**Given problem:**
The records below are to be copied word for word, with every picture left out.

**Input records:**
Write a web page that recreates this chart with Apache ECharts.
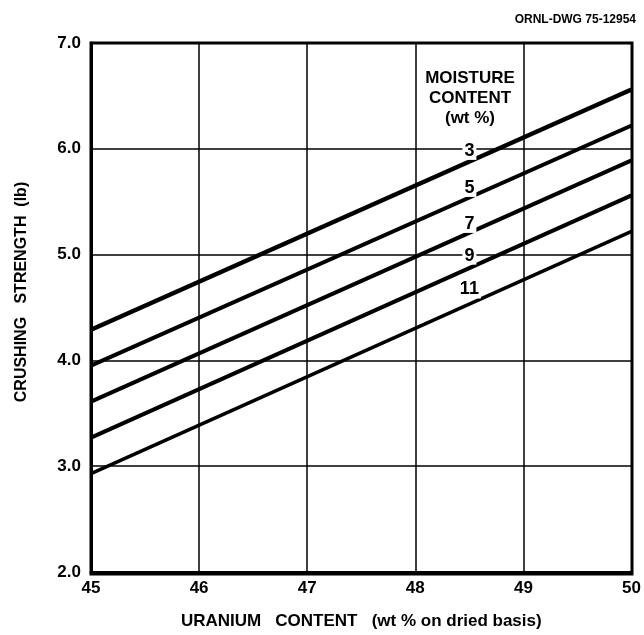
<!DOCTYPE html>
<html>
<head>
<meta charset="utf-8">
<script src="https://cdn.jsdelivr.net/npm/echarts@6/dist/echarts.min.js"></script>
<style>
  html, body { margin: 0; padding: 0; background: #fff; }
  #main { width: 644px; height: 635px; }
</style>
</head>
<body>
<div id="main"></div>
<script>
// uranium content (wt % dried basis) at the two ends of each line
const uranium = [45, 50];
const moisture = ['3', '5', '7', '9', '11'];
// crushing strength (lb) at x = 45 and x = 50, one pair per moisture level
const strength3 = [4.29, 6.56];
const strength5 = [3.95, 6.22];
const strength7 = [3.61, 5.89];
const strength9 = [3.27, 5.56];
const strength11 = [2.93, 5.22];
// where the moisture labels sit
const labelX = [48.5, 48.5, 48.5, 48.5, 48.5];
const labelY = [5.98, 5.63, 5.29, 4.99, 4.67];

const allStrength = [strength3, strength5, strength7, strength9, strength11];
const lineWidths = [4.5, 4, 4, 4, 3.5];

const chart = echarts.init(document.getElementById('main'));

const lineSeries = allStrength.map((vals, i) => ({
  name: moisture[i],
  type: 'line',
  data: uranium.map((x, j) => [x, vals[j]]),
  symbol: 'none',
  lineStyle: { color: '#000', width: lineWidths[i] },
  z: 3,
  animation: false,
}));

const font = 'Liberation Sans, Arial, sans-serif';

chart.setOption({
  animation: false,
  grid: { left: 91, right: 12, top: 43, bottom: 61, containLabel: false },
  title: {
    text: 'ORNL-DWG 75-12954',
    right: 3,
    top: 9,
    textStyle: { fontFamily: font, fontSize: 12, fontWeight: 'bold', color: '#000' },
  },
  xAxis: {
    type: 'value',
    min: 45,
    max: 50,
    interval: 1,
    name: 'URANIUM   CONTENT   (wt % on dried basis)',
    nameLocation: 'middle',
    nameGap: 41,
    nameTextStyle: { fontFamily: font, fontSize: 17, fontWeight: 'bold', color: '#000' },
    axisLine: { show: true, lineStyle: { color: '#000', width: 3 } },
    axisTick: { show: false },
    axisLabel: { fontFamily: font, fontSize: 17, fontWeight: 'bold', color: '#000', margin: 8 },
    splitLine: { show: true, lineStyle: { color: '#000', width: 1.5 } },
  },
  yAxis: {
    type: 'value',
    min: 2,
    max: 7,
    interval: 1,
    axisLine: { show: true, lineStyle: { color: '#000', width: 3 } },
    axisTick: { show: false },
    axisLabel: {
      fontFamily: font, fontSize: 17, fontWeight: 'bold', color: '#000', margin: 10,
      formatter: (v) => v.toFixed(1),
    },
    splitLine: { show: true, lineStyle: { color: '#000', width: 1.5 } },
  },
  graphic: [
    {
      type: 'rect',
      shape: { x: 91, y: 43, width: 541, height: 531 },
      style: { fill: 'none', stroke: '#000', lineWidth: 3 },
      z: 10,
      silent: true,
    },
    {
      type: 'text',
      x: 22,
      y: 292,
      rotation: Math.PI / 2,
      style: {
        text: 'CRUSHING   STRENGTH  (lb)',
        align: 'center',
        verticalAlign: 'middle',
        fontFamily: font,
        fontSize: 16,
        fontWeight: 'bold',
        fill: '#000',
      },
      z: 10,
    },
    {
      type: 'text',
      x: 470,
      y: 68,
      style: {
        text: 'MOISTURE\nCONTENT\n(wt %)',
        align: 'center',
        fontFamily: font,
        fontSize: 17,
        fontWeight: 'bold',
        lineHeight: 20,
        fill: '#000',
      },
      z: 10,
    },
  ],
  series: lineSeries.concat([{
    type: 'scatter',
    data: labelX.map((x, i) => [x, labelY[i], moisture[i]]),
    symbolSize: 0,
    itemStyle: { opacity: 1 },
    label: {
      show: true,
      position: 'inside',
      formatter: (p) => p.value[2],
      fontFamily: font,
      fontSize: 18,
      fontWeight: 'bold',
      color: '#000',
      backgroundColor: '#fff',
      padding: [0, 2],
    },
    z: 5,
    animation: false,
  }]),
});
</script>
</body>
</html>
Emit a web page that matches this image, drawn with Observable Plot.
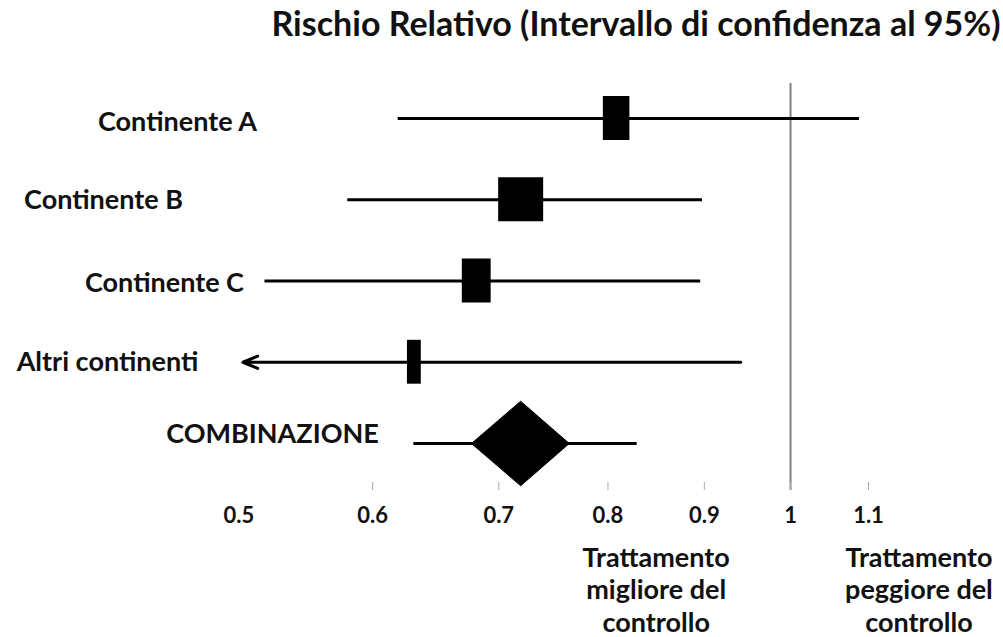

**Correct response:**
Write a web page that recreates this chart with Apache ECharts.
<!DOCTYPE html>
<html>
<head>
<meta charset="utf-8">
<script src="https://cdn.jsdelivr.net/npm/echarts@6/dist/echarts.min.js"></script>
<style>
  html, body { margin: 0; padding: 0; background: #fff; }
  #main { width: 644px; height: 635px; }
</style>
</head>
<body>
<div id="main"></div>
<script>
// uranium content (wt % dried basis) at the two ends of each line
const uranium = [45, 50];
const moisture = ['3', '5', '7', '9', '11'];
// crushing strength (lb) at x = 45 and x = 50, one pair per moisture level
const strength3 = [4.29, 6.56];
const strength5 = [3.95, 6.22];
const strength7 = [3.61, 5.89];
const strength9 = [3.27, 5.56];
const strength11 = [2.93, 5.22];
// where the moisture labels sit
const labelX = [48.5, 48.5, 48.5, 48.5, 48.5];
const labelY = [5.98, 5.63, 5.29, 4.99, 4.67];

const allStrength = [strength3, strength5, strength7, strength9, strength11];
const lineWidths = [4.5, 4, 4, 4, 3.5];

const chart = echarts.init(document.getElementById('main'));

const lineSeries = allStrength.map((vals, i) => ({
  name: moisture[i],
  type: 'line',
  data: uranium.map((x, j) => [x, vals[j]]),
  symbol: 'none',
  lineStyle: { color: '#000', width: lineWidths[i] },
  z: 3,
  animation: false,
}));

const font = 'Liberation Sans, Arial, sans-serif';

chart.setOption({
  animation: false,
  grid: { left: 91, right: 12, top: 43, bottom: 61, containLabel: false },
  title: {
    text: 'ORNL-DWG 75-12954',
    right: 3,
    top: 9,
    textStyle: { fontFamily: font, fontSize: 12, fontWeight: 'bold', color: '#000' },
  },
  xAxis: {
    type: 'value',
    min: 45,
    max: 50,
    interval: 1,
    name: 'URANIUM   CONTENT   (wt % on dried basis)',
    nameLocation: 'middle',
    nameGap: 41,
    nameTextStyle: { fontFamily: font, fontSize: 17, fontWeight: 'bold', color: '#000' },
    axisLine: { show: true, lineStyle: { color: '#000', width: 3 } },
    axisTick: { show: false },
    axisLabel: { fontFamily: font, fontSize: 17, fontWeight: 'bold', color: '#000', margin: 8 },
    splitLine: { show: true, lineStyle: { color: '#000', width: 1.5 } },
  },
  yAxis: {
    type: 'value',
    min: 2,
    max: 7,
    interval: 1,
    axisLine: { show: true, lineStyle: { color: '#000', width: 3 } },
    axisTick: { show: false },
    axisLabel: {
      fontFamily: font, fontSize: 17, fontWeight: 'bold', color: '#000', margin: 10,
      formatter: (v) => v.toFixed(1),
    },
    splitLine: { show: true, lineStyle: { color: '#000', width: 1.5 } },
  },
  graphic: [
    {
      type: 'rect',
      shape: { x: 91, y: 43, width: 541, height: 531 },
      style: { fill: 'none', stroke: '#000', lineWidth: 3 },
      z: 10,
      silent: true,
    },
    {
      type: 'text',
      x: 22,
      y: 292,
      rotation: Math.PI / 2,
      style: {
        text: 'CRUSHING   STRENGTH  (lb)',
        align: 'center',
        verticalAlign: 'middle',
        fontFamily: font,
        fontSize: 16,
        fontWeight: 'bold',
        fill: '#000',
      },
      z: 10,
    },
    {
      type: 'text',
      x: 470,
      y: 68,
      style: {
        text: 'MOISTURE\nCONTENT\n(wt %)',
        align: 'center',
        fontFamily: font,
        fontSize: 17,
        fontWeight: 'bold',
        lineHeight: 20,
        fill: '#000',
      },
      z: 10,
    },
  ],
  series: lineSeries.concat([{
    type: 'scatter',
    data: labelX.map((x, i) => [x, labelY[i], moisture[i]]),
    symbolSize: 0,
    itemStyle: { opacity: 1 },
    label: {
      show: true,
      position: 'inside',
      formatter: (p) => p.value[2],
      fontFamily: font,
      fontSize: 18,
      fontWeight: 'bold',
      color: '#000',
      backgroundColor: '#fff',
      padding: [0, 2],
    },
    z: 5,
    animation: false,
  }]),
});
</script>
</body>
</html>
Emit a web page that matches this image, drawn with Observable Plot.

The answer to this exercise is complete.